Wednesday, Oct. 27, 2010

Kentucky's Senate Race: Rand Paul vs. Jack Conway

No candidate this year has been a lightning rod for controversy like Rand Paul. In May, Paul, 47, became the most prominent Tea Party insurgent to topple an Establishment candidate in a GOP primary, and his blowout victory cemented the movement as a nascent electoral force. Since emerging at the forefront of the antigovernment brigade, however, Paul has been dogged by a succession of potential slipups.

Some were silly, like the tales of the frat-boy antics that introduced the world to a mysterious deity known as Aqua Buddha. Others were weightier, including his assertion that a provision of the Civil Rights Act was unconstitutional and his contention that the Obama Administration's hard line toward BP after the Gulf Coast oil spill was "un-American." The latest incident to mar the campaign was an altercation before an Oct. 25 debate, in which a Paul campaign coordinator stepped on the neck of a liberal activist who had been wrestled to the ground. Paul's camp condemned the incident, but with the Republican locked in a tight battle with Democrat Jack Conway — a race that could determine the fate of the GOP's bid to win back the upper chamber — the episode could damage an already fragile campaign.

Given Paul's ideological beliefs, penchant for bomb throwing and political inexperience, some growing pains were inevitable. "A lot of people are looking for Rand Paul to self-destruct," a Kentucky political analyst told TIME after Paul's primary win over Trey Grayson, Kentucky's secretary of state and the favored candidate of Senate minority leader Mitch McConnell. "I don't think he thinks he's wrong very often. I'm surprised he hasn't made a big mistake."

The prediction was prescient, but early on it seemed the Bowling Green ophthalmologist and son of libertarian Texas Congressman Ron Paul could do no wrong. State GOP leaders lined up in support of Grayson, but Paul won going away, nabbing 59% of the vote after a campaign that seemed perfectly tuned to the frequency of an angry electorate. His libertarian leanings, his willingness to position himself as a foil to party bosses, his social conservatism (he opposes abortion, gay marriage and drug decriminalization) and his famous last name made him a vessel for the Tea Party's hopes. After winning the primary, he told onlookers he was delivering a message from the movement: "We have come to take our government back."
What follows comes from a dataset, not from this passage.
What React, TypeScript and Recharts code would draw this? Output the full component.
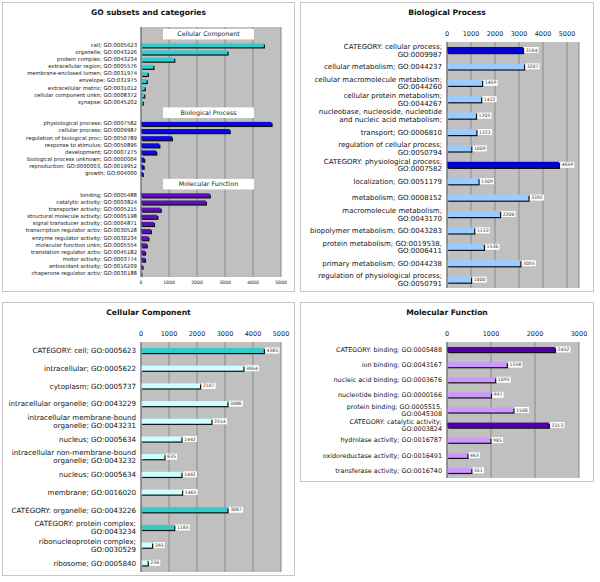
import React from 'react';
import { BarChart, Bar, XAxis, YAxis, CartesianGrid, Cell, LabelList, ReferenceLine } from 'recharts';

const FONT = '"DejaVu Sans", Verdana, sans-serif';

// ---- overview: GO slim subsets ----
const ccSlimNames = [
  'cell; GO:0005623',
  'organelle; GO:0043226',
  'protein complex; GO:0043234',
  'extracellular region; GO:0005576',
  'membrane-enclosed lumen; GO:0031974',
  'envelope; GO:031975',
  'extracellular matrix; GO:0031012',
  'cellular component unkn; GO:0008372',
  'synapse; GO:0045202',
];
const ccSlimValues = [4385, 3087, 1185, 440, 240, 200, 130, 110, 60];

const bpSlimNames = [
  'physiological process; GO:0007582',
  'cellular process; GO:0009987',
  'regulation of biological proc; GO:0050789',
  'response to stimulus; GO:0050896',
  'development; GO:0007275',
  'biological process unknown; GO:0000004',
  'reproduction; GO:0000003, GO:0019952',
  'growth; GO:004000',
];
const bpSlimValues = [4659, 3164, 1100, 650, 540, 110, 90, 60];

const mfSlimNames = [
  'binding; GO:0005488',
  'catalytic activity; GO:0003824',
  'transporter activity; GO:0005215',
  'structural molecule activity; GO:0005198',
  'signal transducer activity; GO:0004871',
  'transcription regulator activ; GO:0030528',
  'enzyme regulator activity; GO:0030234',
  'molecular function unkn; GO:0005554',
  'translation regulator activ; GO:0045182',
  'motor activity; GO:0003774',
  'antioxidant activity; GO:0016209',
  'chaperone regulator activ; GO:0030188',
];
const mfSlimValues = [2452, 2313, 700, 580, 460, 350, 260, 200, 140, 140, 50, 15];

// ---- Biological Process ----
const bpNames = [
  'CATEGORY: cellular process;\nGO:0009987',
  'cellular metabolism; GO:0044237',
  'cellular macromolecule metabolism;\nGO:0044260',
  'cellular protein metabolism;\nGO:0044267',
  'nucleobase, nucleoside, nucleotide\nand nucleic acid metabolism;',
  'transport; GO:0006810',
  'regulation of cellular process;\nGO:0050794',
  'CATEGORY: physiological process;\nGO:0007582',
  'localization; GO:0051179',
  'metabolism; GO:0008152',
  'macromolecule metabolism;\nGO:0043170',
  'biopolymer metabolism; GO:0043283',
  'protein metabolism; GO:0019538,\nGO:0006411',
  'primary metabolism; GO:0044238',
  'regulation of physiological process;\nGO:0050791',
];
const bpValues = [3164, 3207, 1459, 1422, 1205, 1222, 1009, 4659, 1309, 3392, 2206, 1133, 1536, 3055, 1000];
const bpIsCategory = [true, false, false, false, false, false, false, true, false, false, false, false, false, false, false];

// ---- Cellular Component ----
const ccNames = [
  'CATEGORY: cell; GO:0005623',
  'intracellular; GO:0005622',
  'cytoplasm; GO:0005737',
  'intracellular organelle; GO:0043229',
  'intracellular membrane-bound\norganelle; GO:0043231',
  'nucleus; GO:0005634',
  'intracellular non-membrane-bound\norganelle; GO:0043232',
  'nucleus; GO:0005634',
  'membrane; GO:0016020',
  'CATEGORY: organelle; GO:0043226',
  'CATEGORY: protein complex;\nGO:0043234',
  'ribonucleoprotein complex;\nGO:0030529',
  'ribosome; GO:0005840',
];
const ccValues = [4385, 3654, 2107, 3086, 2514, 1442, 835, 1442, 1465, 3087, 1185, 393, 236];
const ccIsCategory = [true, false, false, false, false, false, false, false, false, true, true, false, false];

// ---- Molecular Function ----
const mfNames = [
  'CATEGORY: binding; GO:0005488',
  'ion binding; GO:0043167',
  'nucleic acid binding; GO:0003676',
  'nucleotide binding; GO:0000166',
  'protein binding; GO:0005515,\nGO:0045308',
  'CATEGORY: catalytic activity;\nGO:0003824',
  'hydrolase activity; GO:0016787',
  'oxidoreductase activity; GO:0016491',
  'transferase activity; GO:0016740',
];
const mfValues = [2452, 1358, 1093, 997, 1508, 2313, 985, 463, 551];
const mfIsCategory = [true, false, false, false, false, true, false, false, false];

const ticks5000 = [0, 1000, 2000, 3000, 4000, 5000];
const ticks3000 = [0, 1000, 2000, 3000];

interface Row {
  id: string;
  label: string;
  value: number | null;
  fill: string;
}

const buildRows = (prefix: string, names: string[], values: number[], isCat: boolean[], dark: string, light: string): Row[] =>
  names.map((label, i) => ({ id: `${prefix}${i}`, label, value: values[i], fill: isCat[i] ? dark : light }));

const overviewGroups = [
  { key: 'cc', header: 'Cellular Component', names: ccSlimNames, values: ccSlimValues, color: '#33CCCC' },
  { key: 'bp', header: 'Biological Process', names: bpSlimNames, values: bpSlimValues, color: '#0A0ADC' },
  { key: 'mf', header: 'Molecular Function', names: mfSlimNames, values: mfSlimValues, color: '#5A12B4' },
];
const overviewRows: Row[] = [];
const overviewHeaders: { at: string; text: string }[] = [];
overviewGroups.forEach((g) => {
  overviewRows.push({ id: `${g.key}-gap0`, label: '', value: null, fill: 'none' });
  overviewRows.push({ id: `${g.key}-gap1`, label: '', value: null, fill: 'none' });
  overviewHeaders.push({ at: `${g.key}-gap0`, text: g.header });
  g.names.forEach((n, i) => overviewRows.push({ id: `${g.key}${i}`, label: n, value: g.values[i], fill: g.color }));
});

const ShadowBar = (props: any) => {
  const { x, y, width, height, fill } = props;
  if (!width || width <= 0) return null;
  return (
    <g>
      <rect x={x + 1.2} y={y + 1.2} width={width} height={height} fill="#111" />
      <rect x={x} y={y} width={width} height={height} fill={fill} />
    </g>
  );
};

const ValueTag = (props: any) => {
  const { x, y, width, height, value } = props;
  if (value == null) return null;
  const txt = String(value);
  const bx = x + width + 1.5;
  const boxW = txt.length * 2.9 + 2.5;
  return (
    <g>
      <rect x={bx} y={y + height / 2 - 3} width={boxW} height={6} fill="#fff" />
      <text x={bx + 1.2} y={y + height / 2 + 1.6} fontSize={4.6} fill="#333" fontFamily={FONT}>
        {txt}
      </text>
    </g>
  );
};

const HeaderTag = (props: any) => {
  const { viewBox, text } = props;
  if (!viewBox) return null;
  const bx = viewBox.x + 22;
  return (
    <g>
      <rect x={bx} y={viewBox.y - 5.3} width={91} height={10.6} fill="#fff" />
      <text x={bx + 45.5} y={viewBox.y + 2.2} textAnchor="middle" fontSize={6.3} fill="#222" fontFamily={FONT}>
        {text}
      </text>
    </g>
  );
};

const makeTick = (rows: Row[], fontSize: number, lineHeight: number) => {
  const lookup: Record<string, string> = {};
  rows.forEach((r) => (lookup[r.id] = r.label));
  return (props: any) => {
    const { x, y, payload } = props;
    const label = lookup[payload.value];
    if (!label) return null;
    const lines = label.split('\n');
    const start = -((lines.length - 1) * lineHeight) / 2 + fontSize * 0.35;
    return (
      <text x={x} y={y} textAnchor="end" fontSize={fontSize} fill="#111" stroke="none" fontFamily={FONT}>
        {lines.map((ln, i) => (
          <tspan key={i} x={x} dy={i === 0 ? start : lineHeight}>
            {ln}
          </tspan>
        ))}
      </text>
    );
  };
};

const makeValueTick = (fontSize: number, top: boolean) => (props: any) => {
  const { x, y, payload } = props;
  return (
    <text
      x={x}
      y={top ? y : y + fontSize * 0.8}
      textAnchor="middle"
      fontSize={fontSize}
      fill="#222"
      stroke="none"
      fontFamily={FONT}
    >
      {payload.value}
    </text>
  );
};

interface PanelProps {
  title: string;
  left: number;
  top: number;
  width: number;
  height: number;
  rows: Row[];
  domain: [number, number];
  ticks: number[];
  axisTop: boolean;
  margin: { top: number; right: number; bottom: number; left: number };
  yWidth: number;
  xHeight: number;
  labelFont: number;
  lineHeight: number;
  tickFont: number;
  titleFont: number;
  barSize: number;
  showValues: boolean;
  headers?: { at: string; text: string }[];
}

const Panel: React.FC<PanelProps> = (p) => (
  <div
    style={{
      position: 'absolute',
      left: p.left,
      top: p.top,
      width: p.width,
      height: p.height,
      border: '1px solid #c6c6c6',
      boxSizing: 'border-box',
      background: '#fff',
    }}
  >
    <div
      style={{
        position: 'absolute',
        top: 6,
        left: 0,
        width: '100%',
        textAlign: 'center',
        fontFamily: FONT,
        fontWeight: 'bold',
        fontSize: p.titleFont,
        color: '#111',
        lineHeight: 1,
      }}
    >
      {p.title}
    </div>
    <div style={{ position: 'absolute', left: 0, top: 0, opacity: 0.999 }}>
      <BarChart layout="vertical" width={p.width - 2} height={p.height - 2} data={p.rows} margin={p.margin} barCategoryGap={0}>
        <CartesianGrid horizontal={false} stroke="#8a8a8a" fill="#c0c0c0" />
        <XAxis
          type="number"
          domain={p.domain}
          ticks={p.ticks}
          interval={0}
          orientation={p.axisTop ? 'top' : 'bottom'}
          height={p.xHeight}
          axisLine={false}
          tickLine={false}
          tickSize={0}
          tickMargin={p.axisTop ? 6 : 3}
          allowDataOverflow
          tick={makeValueTick(p.tickFont, p.axisTop)}
        />
        <YAxis
          type="category"
          dataKey="id"
          width={p.yWidth}
          interval={0}
          tickLine={false}
          tickSize={0}
          tickMargin={p.axisTop ? 5 : 4}
          axisLine={{ stroke: '#6f6f6f' }}
          tick={makeTick(p.rows, p.labelFont, p.lineHeight)}
        />
        <Bar dataKey="value" barSize={p.barSize} isAnimationActive={false} shape={ShadowBar}>
          {p.rows.map((r) => (
            <Cell key={r.id} fill={r.fill} />
          ))}
          {p.showValues && <LabelList dataKey="value" content={ValueTag} />}
        </Bar>
        {(p.headers || []).map((h) => (
          <ReferenceLine
            key={h.at}
            y={h.at}
            position="end"
            stroke="transparent"
            label={<HeaderTag text={h.text} />}
          />
        ))}
      </BarChart>
    </div>
  </div>
);

export default function App() {
  const bpRows = buildRows('bp', bpNames, bpValues, bpIsCategory, '#0000CC', '#99CCFF');
  const ccRows = buildRows('cc', ccNames, ccValues, ccIsCategory, '#33CCCC', '#CCFFFF');
  const mfRows = buildRows('mf', mfNames, mfValues, mfIsCategory, '#5200A6', '#CC99FF');
  return (
    <div style={{ position: 'absolute', left: 0, top: 0, width: 600, height: 582, background: '#fff' }}>
      <Panel
        title="GO subsets and categories"
        left={2}
        top={2}
        width={293}
        height={290}
        rows={overviewRows}
        headers={overviewHeaders}
        domain={[0, 5000]}
        ticks={ticks5000}
        axisTop={false}
        margin={{ top: 24, right: 13, bottom: 0, left: 0 }}
        yWidth={138}
        xHeight={14}
        labelFont={5.3}
        lineHeight={6}
        tickFont={4.6}
        titleFont={7.6}
        barSize={4}
        showValues={false}
      />
      <Panel
        title="Biological Process"
        left={300}
        top={2}
        width={294}
        height={290}
        rows={bpRows}
        domain={[0, 5500]}
        ticks={ticks5000}
        axisTop
        margin={{ top: 27, right: 14, bottom: 3, left: 0 }}
        yWidth={146}
        xHeight={12}
        labelFont={7}
        lineHeight={7.8}
        tickFont={6.5}
        titleFont={7.6}
        barSize={6}
        showValues
      />
      <Panel
        title="Cellular Component"
        left={2}
        top={302}
        width={293}
        height={274}
        rows={ccRows}
        domain={[0, 5000]}
        ticks={ticks5000}
        axisTop
        margin={{ top: 27, right: 13, bottom: 3, left: 0 }}
        yWidth={138}
        xHeight={12}
        labelFont={7.1}
        lineHeight={8}
        tickFont={6.5}
        titleFont={7.6}
        barSize={5}
        showValues
      />
      <Panel
        title="Molecular Function"
        left={300}
        top={302}
        width={294}
        height={180}
        rows={mfRows}
        domain={[0, 3000]}
        ticks={ticks3000}
        axisTop
        margin={{ top: 27, right: 14, bottom: 3, left: 0 }}
        yWidth={146}
        xHeight={12}
        labelFont={6.4}
        lineHeight={7}
        tickFont={6.5}
        titleFont={7.6}
        barSize={5}
        showValues
      />
    </div>
  );
}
First he has to get by Conway, 41, a task that has proved tougher than many expected. The state's attorney general is a moderate Democrat who prescribes fiscal discipline and small-business tax relief as the antidotes to a sagging budget gap and Kentucky's 10% unemployment rate. But his support for two linchpins of the Obama Administration's legislative agenda — the $787 billion stimulus bill and health care reform — isn't helping him, nor is the allegation that he supported cap and trade. (Conway is adamant about opposing it.)

Like most Democrats struggling to distance themselves from their party's leadership, Conway says he sympathizes with citizens who are fed up with Washington. "I'm frustrated," he told TIME in an interview after the primary. "But the question is, How do we use this emotion? Do we use it to heat the building, or do we use it to burn the building down?" He has labored to paint Paul as an extremist more interested in serving as de facto leader of a movement bent on smaller government than on governing itself. "This idea that you can make the government go away and then all of a sudden return to another time," he said, "is a fallacy."

Conway's problem is that plenty of Kentuckians are eager to scale back the government's reach if not see it vanish outright. According to totals compiled by RealClearPolitics, Paul leads by an average of 7 points in the polls, though a September CNN/TIME/Opinion Research Corp. survey found the race knotted at 46% apiece, and analysts believe the race has been tightening. While registered Democrats outnumber registered Republicans, the Bluegrass State tilts right of center. The race will come down to swing voters, many of whom are socially conservative Democrats in the western part of the state.

In its closing stages, the race has been not just close but also contentious. In early October, Conway's camp ran an ad that noted Paul's college membership in a secret society that called the Bible a "hoax," name-checked Aqua Buddha — a figure, according to a report in GQ, to whom Paul made a Baylor University woman pray during a kidnapping prank — and seemed geared to raise doubts about Paul's Christian faith. At the pair's next debate, the Republican refused to shake Conway's hand.

While the campaign coordinator's attack on MoveOn.org member Lauren Valle — who suffered a concussion, according to the group — was an ugly prelude, the Oct. 25 debate was a tamer affair. Still, the candidates' apparent animus for each other peeked through. "You have a simplistic worldview," Paul told Conway at one point. Conway replied, "Are you talking down to me?" Paul persisted. "You don't really want to present the whole facts. You oversimplify things into sound bites because all you care about is winning," he said. "You don't want to have an intelligent discussion." But Paul, too, has backtracked from some of his more controversial positions, including his stance on Medicare deductibles. If the dumbing-down charge were true of either candidate, they'd hardly be alone.